Memories of the Volcano | The Source Weekly - Bend, Oregon

Memories of the Volcano

The OG vaporizer that pre-dates those you hold in your hand

Many have used a Volcano vaporizer at some point. It's arguable the company that makes them, Storz and Bickel, set the platinum standard for precise vaporization. Markus Storz, a German graphic designer, used a heat gun to develop the first Volcano in his basement in 1996. In 1998, he received a patent for his soon-to-be iconic detachable vapor "balloon" bag and brought the first Volcanos to market in 2000. Jürgen Bickel became a partner in 2002, and the first American models became available in 2003.

Memories of the Volcano
Wikimedia Commons, Coaster420

Their attention to detail was legendary. As Leafly writes, "The medical-grade materials and quality management systems... that Storz & Bickel built into their manufacturing process certified their company and their products as the first medical-use vaporizers, ever."

This shiny gadget is indeed shaped like a volcano. The original analog version used a dial to change the temperature, using markers between 1 and 9. The subsequent digital version provided a touchpad to program a precise temperature for vaporization. Heated air passes over a chamber holding ground-up cannabis (or concentrate on a pad), slowly filling up a self-selected-sized balloon, made of a turkey bag-like material, using a very powerful fan.

Oh yes...the fan.

I own both analog and digital versions of the Volcano, used with both medical patients, and when producing recreational vaporizer stations. For medical users, the balloon allows ease of use, and desired effects can be maximized with the temperature controls. For social use, it's a fun consumption experience, whether sharing the balloon or finishing it yourself. In those settings, the noise of the fan is secondary to the benefits, and pleasure afforded watching the balloon fill.

But for daily home use, I found the fan noise to be a hindrance when watching a movie or listening to music. I pull it out when the noise isn't a consideration, but it had fallen from my daily rotation collection of vaporizers.

Then the new Volcano Hybrid review model arrived and has been my daily go-to consumption device for the past 30 days. The impetus for that choice is the "Hybrid" addition, which provides a swiveling silicone tube, aka whip, which allows you to sip your vapor— silently.

It sits atop a newly modified chamber, which you still fill with ground flower or concentrates, using the aforementioned pad. The digital keypad allows a changing of temperature in 1-degree increments.

The Hybrid reaches the programmed temperature much faster than previous models. Because it still fills balloons, users can attach the whip and turn the fan on.

This provides a unique sensation of having one's face inflated like the balloon itself, while feeling as though you are taking the cannabis vapor from a firehose.
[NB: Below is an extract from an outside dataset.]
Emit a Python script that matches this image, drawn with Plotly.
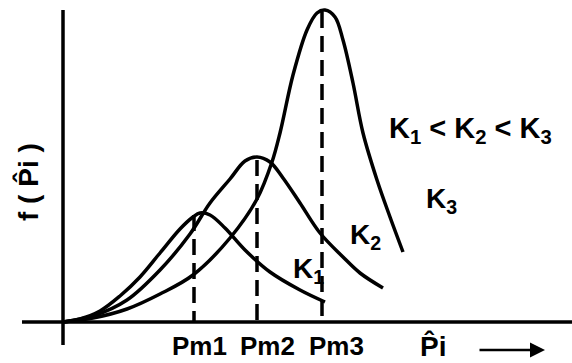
import plotly.graph_objects as go

# Frequency curves f(P̂i) for three K values; x = P̂i, y = f(P̂i) (arbitrary units)
k1_x = [0, 17, 37, 57, 77, 97, 117, 130, 137, 147, 162, 182, 207, 237, 262]
k1_y = [0, 3, 11, 26, 45, 69, 93, 105, 109, 107, 94, 72, 50, 32, 20]

k2_x = [0, 30, 64, 97, 127, 147, 167, 182, 194, 207, 220, 237, 257, 280, 297, 320]
k2_y = [0, 6, 22, 52, 88, 119, 143, 161, 165, 160, 144, 119, 89, 65, 49, 34]

k3_x = [0, 30, 64, 97, 130, 167, 194, 209, 217, 230, 244, 254, 262, 272, 280, 290, 300, 314, 327, 340]
k3_y = [0, 4, 13, 28, 47, 84, 123, 160, 189, 247, 292, 309, 312, 305, 282, 239, 189, 142, 105, 70]

# Modes of each curve
modes = [131, 194, 259]
mode_tops = [107, 162, 310]
mode_labels = ["Pm1", "Pm2", "Pm3"]
mode_label_x = [136, 204, 273]

curve_labels = ["K<sub>1</sub>", "K<sub>2</sub>", "K<sub>3</sub>"]
curve_label_xy = [(245, 52), (302, 86), (378, 122)]

ink = "black"
font_family = "Liberation Sans, Arial, sans-serif"

fig = go.Figure()

for xs, ys in [(k1_x, k1_y), (k2_x, k2_y), (k3_x, k3_y)]:
    fig.add_trace(go.Scatter(x=xs, y=ys, mode="lines",
                             line=dict(color=ink, width=3.5, shape="spline", smoothing=1.0),
                             hoverinfo="skip", showlegend=False))

# Dashed drop lines at the modes
for m, top in zip(modes, mode_tops):
    fig.add_trace(go.Scatter(x=[m, m], y=[top, 0], mode="lines",
                             line=dict(color=ink, width=3.5, dash="16px,8px"),
                             hoverinfo="skip", showlegend=False))

# Axes drawn as thick lines
fig.add_shape(type="line", x0=0, x1=0, y0=-23, y1=312, line=dict(color=ink, width=3.5))
fig.add_shape(type="line", x0=-41, x1=509, y0=0, y1=0, line=dict(color=ink, width=3.5))

annotations = []
for lab, lx in zip(mode_labels, mode_label_x):
    annotations.append(dict(x=lx, y=-24, text=f"<b>{lab}</b>", showarrow=False,
                            font=dict(family=font_family, size=26, color=ink)))

for lab, (lx, ly) in zip(curve_labels, curve_label_xy):
    annotations.append(dict(x=lx, y=ly, text=f"<b>{lab}</b>", showarrow=False,
                            font=dict(family=font_family, size=28, color=ink)))

annotations.append(dict(x=407, y=192,
                        text="<b>K<sub>1</sub> &lt; K<sub>2</sub> &lt; K<sub>3</sub></b>",
                        showarrow=False, font=dict(family=font_family, size=29, color=ink)))

# Axis titles
annotations.append(dict(x=-35, y=140, text="<b>f ( P\u0302i )</b>", textangle=-90,
                        showarrow=False, font=dict(family=font_family, size=28, color=ink)))
annotations.append(dict(x=370, y=-24, text="<b>P\u0302i</b>", showarrow=False,
                        font=dict(family=font_family, size=28, color=ink)))
annotations.append(dict(x=482, y=-28, ax=415, ay=-28, axref="x", ayref="y",
                        xref="x", yref="y", text="", showarrow=True,
                        arrowhead=2, arrowsize=1.2, arrowwidth=2.5, arrowcolor=ink))

fig.update_layout(
    width=572, height=363,
    margin=dict(l=0, r=0, t=0, b=0),
    paper_bgcolor="white", plot_bgcolor="white",
    xaxis=dict(range=[-63, 509], visible=False, fixedrange=True),
    yaxis=dict(range=[-41, 322], visible=False, fixedrange=True),
    annotations=annotations,
)

fig.write_html("out.html")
This turbo charge feature was a delightful new way to modify my experience, but that's just me.

The Hybrid is Bluetooth-enabled, and the app is a must-have. It wouldn't work with my Android phone but did fine with an iPad.

It offers two new options: "Iterations," which allowed me to set up a repeating pattern of temperature changes within a predetermined amount of time. I can pop on the whip and not have to change the temperature during a session, taking the temperature low to high and so on over 30 or more minutes.

The "Workflows" option works best with a balloon and allows the extraction of specific combinations of cannabinoids and terpenes by varying the temperature while filling the balloon. You can become your own marijuana mixologist to obtain super specific tastes and effects. 

 I took it to the NW Cannabis Club, and over three hours, people approached me and began sharing similar stories and memories of the balloon, and the effects ("It used to get me so high" was a common shared statement.) A dozen people tried their own flowers and concentrates, all enjoying the whip option while discovering new flavor notes.

At $700, this isn't an investment to be taken lightly, and is beyond the budgets of many. But it's a legitimate medical grade vaporizer, and if in your budget, highly recommended.

Editor's note: Oregon Gov. Kate Brown's temporary ban, in effect as of Oct. 15, includes only flavored vaporizer products, and does not include marijuana- or terpene-flavored products. See an update on this week's News page.